━━ ITEMS ━━

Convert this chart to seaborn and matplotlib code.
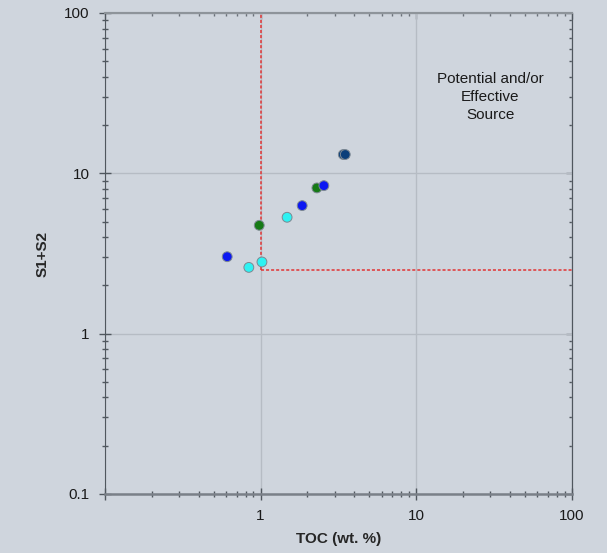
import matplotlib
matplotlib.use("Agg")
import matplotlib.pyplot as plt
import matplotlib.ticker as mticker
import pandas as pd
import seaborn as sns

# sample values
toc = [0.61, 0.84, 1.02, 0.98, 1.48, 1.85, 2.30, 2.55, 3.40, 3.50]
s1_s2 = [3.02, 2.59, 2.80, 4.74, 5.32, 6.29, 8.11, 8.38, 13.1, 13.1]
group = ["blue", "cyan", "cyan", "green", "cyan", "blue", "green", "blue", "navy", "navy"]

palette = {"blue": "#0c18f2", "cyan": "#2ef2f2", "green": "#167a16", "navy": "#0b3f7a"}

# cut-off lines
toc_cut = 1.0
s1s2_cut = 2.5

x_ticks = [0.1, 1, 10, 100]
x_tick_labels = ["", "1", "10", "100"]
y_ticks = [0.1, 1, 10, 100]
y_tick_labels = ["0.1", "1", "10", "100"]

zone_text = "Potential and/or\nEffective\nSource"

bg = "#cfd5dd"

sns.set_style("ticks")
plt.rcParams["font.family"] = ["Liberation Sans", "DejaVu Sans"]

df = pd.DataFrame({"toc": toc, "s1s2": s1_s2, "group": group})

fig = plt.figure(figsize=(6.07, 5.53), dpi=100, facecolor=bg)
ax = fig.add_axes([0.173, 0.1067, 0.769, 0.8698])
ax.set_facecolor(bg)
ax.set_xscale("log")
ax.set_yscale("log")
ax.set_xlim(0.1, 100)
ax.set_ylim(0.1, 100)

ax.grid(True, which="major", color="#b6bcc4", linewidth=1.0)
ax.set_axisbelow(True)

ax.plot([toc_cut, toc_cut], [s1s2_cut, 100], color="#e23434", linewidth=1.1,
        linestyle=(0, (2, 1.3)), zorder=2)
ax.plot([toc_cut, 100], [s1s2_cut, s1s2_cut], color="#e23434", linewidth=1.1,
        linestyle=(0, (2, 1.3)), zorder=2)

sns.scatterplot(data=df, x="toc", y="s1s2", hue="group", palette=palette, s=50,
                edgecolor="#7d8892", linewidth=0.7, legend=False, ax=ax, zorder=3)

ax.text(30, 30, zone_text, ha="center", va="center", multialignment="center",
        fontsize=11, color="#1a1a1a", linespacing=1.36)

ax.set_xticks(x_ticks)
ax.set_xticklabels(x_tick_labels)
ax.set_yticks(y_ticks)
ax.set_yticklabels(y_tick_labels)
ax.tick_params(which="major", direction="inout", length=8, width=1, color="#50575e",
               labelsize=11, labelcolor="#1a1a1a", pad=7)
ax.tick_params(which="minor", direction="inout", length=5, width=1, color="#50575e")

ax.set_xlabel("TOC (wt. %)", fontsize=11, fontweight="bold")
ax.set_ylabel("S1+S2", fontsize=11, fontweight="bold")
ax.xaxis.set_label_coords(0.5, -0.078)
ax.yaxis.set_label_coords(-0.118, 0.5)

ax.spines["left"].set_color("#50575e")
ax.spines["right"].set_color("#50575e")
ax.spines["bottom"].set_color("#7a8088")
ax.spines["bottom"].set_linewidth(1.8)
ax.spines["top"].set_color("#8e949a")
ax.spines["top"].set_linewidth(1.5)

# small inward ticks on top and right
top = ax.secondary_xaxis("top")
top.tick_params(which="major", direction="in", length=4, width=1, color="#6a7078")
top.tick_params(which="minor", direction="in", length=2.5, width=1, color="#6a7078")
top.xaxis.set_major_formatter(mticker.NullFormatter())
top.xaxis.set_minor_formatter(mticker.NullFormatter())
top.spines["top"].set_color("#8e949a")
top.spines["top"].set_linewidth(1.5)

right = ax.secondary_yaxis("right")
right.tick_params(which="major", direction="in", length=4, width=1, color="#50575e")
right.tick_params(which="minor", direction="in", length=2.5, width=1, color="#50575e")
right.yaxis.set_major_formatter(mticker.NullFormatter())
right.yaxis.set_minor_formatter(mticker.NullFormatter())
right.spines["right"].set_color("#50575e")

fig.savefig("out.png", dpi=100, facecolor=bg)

━━━
━━ ITEMS ━━

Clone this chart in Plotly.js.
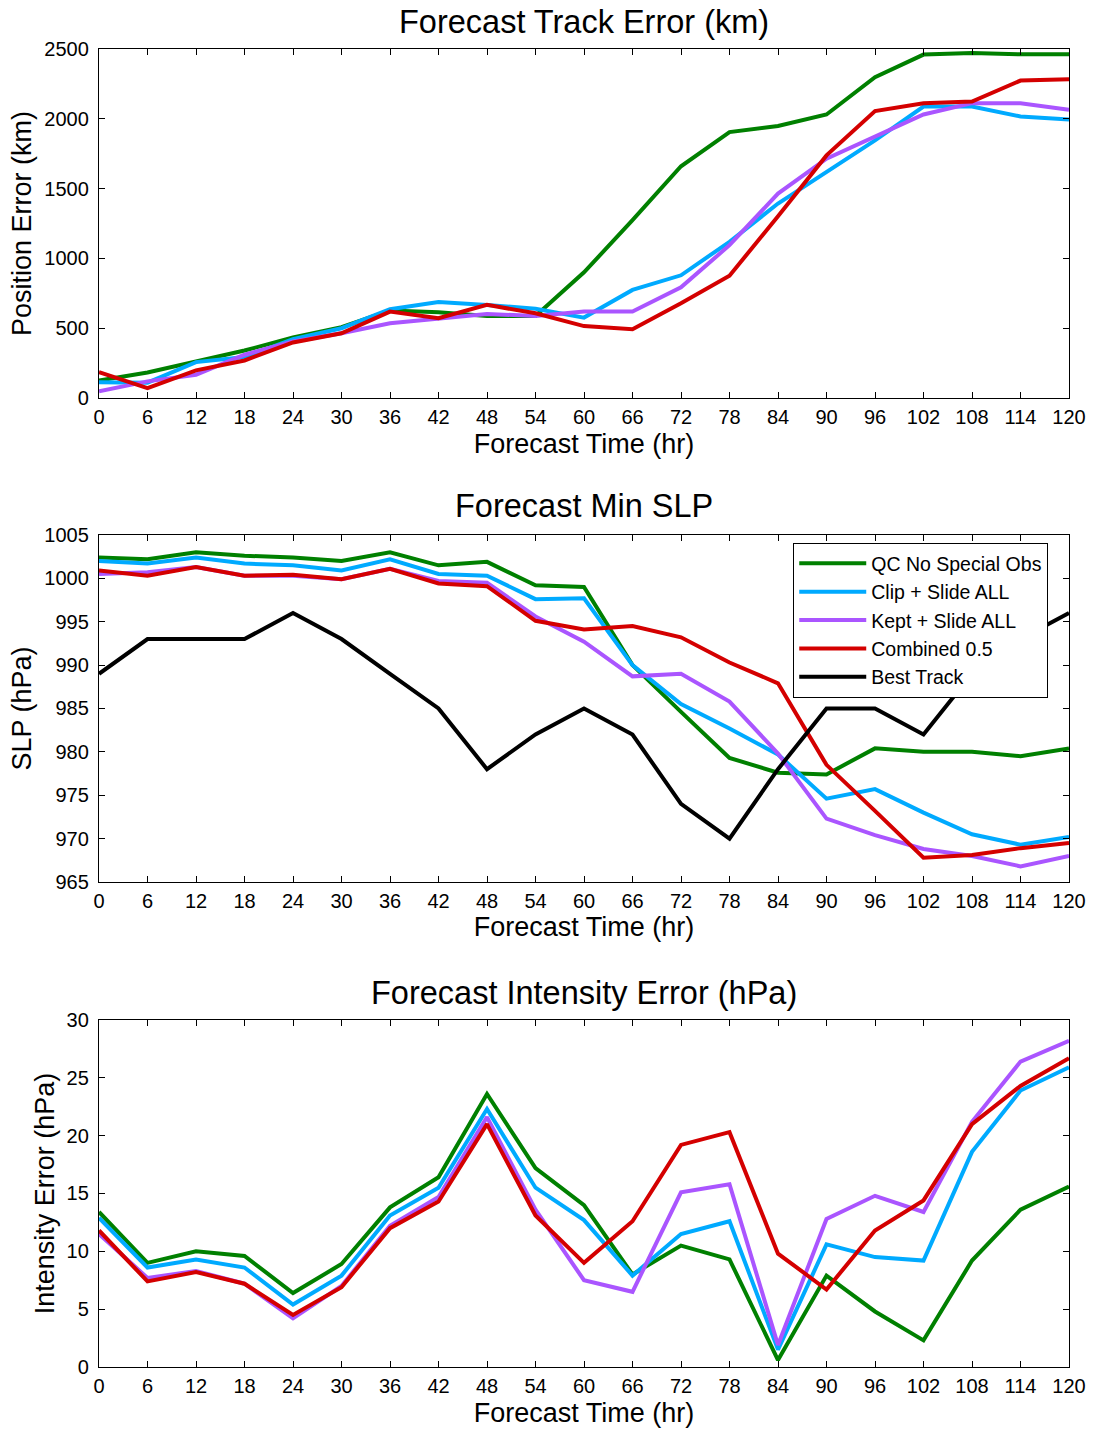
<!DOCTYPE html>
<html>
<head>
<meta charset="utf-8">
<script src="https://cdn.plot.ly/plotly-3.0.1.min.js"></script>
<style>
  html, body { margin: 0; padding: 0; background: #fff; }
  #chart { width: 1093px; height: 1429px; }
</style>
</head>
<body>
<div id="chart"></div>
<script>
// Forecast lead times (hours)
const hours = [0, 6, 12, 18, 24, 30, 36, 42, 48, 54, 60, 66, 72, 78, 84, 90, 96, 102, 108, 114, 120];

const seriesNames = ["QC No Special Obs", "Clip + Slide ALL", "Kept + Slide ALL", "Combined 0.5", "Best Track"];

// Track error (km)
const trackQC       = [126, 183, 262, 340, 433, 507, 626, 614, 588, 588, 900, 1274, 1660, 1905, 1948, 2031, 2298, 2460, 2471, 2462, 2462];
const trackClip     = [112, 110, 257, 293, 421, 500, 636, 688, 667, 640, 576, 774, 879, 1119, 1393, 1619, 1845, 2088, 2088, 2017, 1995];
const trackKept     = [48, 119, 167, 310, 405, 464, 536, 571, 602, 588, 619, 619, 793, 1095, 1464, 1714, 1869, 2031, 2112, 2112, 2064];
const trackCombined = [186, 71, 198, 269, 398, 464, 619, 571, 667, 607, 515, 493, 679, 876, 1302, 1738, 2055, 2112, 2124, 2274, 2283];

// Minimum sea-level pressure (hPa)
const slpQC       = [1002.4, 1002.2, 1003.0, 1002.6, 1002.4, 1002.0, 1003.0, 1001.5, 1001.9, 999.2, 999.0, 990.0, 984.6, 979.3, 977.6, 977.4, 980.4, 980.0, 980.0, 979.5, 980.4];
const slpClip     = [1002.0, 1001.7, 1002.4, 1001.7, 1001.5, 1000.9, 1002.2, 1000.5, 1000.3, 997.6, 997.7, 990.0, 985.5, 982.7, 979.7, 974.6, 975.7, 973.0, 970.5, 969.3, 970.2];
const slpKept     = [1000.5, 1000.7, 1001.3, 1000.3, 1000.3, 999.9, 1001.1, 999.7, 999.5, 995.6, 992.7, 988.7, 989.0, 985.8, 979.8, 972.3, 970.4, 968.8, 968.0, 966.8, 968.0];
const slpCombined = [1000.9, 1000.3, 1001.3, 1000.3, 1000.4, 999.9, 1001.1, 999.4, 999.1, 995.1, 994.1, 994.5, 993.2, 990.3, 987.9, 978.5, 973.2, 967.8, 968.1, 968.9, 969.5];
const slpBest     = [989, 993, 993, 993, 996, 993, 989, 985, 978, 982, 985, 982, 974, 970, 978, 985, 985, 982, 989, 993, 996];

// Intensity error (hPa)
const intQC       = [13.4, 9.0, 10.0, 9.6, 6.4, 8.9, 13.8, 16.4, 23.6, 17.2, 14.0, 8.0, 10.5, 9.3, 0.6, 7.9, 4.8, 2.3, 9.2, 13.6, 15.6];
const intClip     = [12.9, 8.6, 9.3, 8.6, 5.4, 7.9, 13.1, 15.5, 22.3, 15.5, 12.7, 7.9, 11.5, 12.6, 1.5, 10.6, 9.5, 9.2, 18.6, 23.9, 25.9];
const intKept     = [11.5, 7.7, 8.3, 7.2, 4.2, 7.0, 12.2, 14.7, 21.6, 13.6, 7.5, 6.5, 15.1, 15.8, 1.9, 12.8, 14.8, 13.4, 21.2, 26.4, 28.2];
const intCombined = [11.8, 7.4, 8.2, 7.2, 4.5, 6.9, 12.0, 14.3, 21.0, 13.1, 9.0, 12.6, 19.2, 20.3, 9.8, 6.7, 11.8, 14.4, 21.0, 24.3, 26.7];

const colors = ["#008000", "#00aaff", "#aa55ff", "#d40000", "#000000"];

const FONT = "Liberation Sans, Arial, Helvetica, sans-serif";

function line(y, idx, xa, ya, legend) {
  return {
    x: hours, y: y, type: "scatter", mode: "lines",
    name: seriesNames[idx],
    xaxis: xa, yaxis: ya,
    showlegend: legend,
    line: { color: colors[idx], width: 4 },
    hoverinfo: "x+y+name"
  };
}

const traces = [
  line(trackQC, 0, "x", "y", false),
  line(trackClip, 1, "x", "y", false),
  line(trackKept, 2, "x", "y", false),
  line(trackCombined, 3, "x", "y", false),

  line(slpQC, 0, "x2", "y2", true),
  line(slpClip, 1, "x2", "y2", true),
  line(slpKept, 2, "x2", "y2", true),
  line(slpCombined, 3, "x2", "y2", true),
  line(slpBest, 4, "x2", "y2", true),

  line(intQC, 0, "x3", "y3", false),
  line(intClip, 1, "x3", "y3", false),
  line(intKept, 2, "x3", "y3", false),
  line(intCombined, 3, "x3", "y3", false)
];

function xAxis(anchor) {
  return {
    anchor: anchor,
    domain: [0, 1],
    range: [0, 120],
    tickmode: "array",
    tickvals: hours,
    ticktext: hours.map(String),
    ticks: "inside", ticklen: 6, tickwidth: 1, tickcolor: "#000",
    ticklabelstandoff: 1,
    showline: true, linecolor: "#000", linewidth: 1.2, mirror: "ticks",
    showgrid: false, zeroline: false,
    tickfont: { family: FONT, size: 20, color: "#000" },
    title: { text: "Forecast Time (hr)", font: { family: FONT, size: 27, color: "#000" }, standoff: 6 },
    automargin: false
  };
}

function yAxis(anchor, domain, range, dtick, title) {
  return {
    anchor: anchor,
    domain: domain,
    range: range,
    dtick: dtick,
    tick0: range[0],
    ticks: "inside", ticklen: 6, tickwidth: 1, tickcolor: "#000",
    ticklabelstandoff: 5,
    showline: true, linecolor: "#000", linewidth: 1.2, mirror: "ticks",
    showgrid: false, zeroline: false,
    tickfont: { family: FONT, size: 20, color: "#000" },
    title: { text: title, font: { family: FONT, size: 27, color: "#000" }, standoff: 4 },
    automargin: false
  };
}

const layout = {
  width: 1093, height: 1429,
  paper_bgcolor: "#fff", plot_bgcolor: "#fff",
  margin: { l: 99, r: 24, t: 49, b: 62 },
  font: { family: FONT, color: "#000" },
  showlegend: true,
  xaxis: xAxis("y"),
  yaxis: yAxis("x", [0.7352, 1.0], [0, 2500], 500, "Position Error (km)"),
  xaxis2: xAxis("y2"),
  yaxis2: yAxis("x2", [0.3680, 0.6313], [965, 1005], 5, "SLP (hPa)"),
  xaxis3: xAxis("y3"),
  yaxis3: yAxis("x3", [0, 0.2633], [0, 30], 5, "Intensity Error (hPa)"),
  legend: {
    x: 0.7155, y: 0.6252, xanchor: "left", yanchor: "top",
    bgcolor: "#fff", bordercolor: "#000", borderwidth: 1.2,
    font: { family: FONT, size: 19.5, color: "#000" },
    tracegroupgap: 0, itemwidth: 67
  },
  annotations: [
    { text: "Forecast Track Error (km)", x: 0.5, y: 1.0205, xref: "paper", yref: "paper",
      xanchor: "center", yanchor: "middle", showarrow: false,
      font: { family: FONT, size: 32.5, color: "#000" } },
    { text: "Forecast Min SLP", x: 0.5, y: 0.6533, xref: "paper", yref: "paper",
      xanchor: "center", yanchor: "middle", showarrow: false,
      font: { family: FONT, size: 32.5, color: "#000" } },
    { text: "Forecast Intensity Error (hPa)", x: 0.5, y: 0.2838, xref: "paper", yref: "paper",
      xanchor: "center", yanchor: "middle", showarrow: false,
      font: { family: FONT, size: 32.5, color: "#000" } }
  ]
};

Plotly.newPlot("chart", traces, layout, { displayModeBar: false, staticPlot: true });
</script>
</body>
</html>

━━━

## WORK TO COMPLETE
Exactly as they appear, write out the lines from the one containing "Clone this chart in Plotly.js." down to the one containing "108, 114, 120];", both included. Pictures are left out.

## SOLUTION
Clone this chart in Plotly.js.
<!DOCTYPE html>
<html>
<head>
<meta charset="utf-8">
<script src="https://cdn.plot.ly/plotly-3.0.1.min.js"></script>
<style>
  html, body { margin: 0; padding: 0; background: #fff; }
  #chart { width: 1093px; height: 1429px; }
</style>
</head>
<body>
<div id="chart"></div>
<script>
// Forecast lead times (hours)
const hours = [0, 6, 12, 18, 24, 30, 36, 42, 48, 54, 60, 66, 72, 78, 84, 90, 96, 102, 108, 114, 120];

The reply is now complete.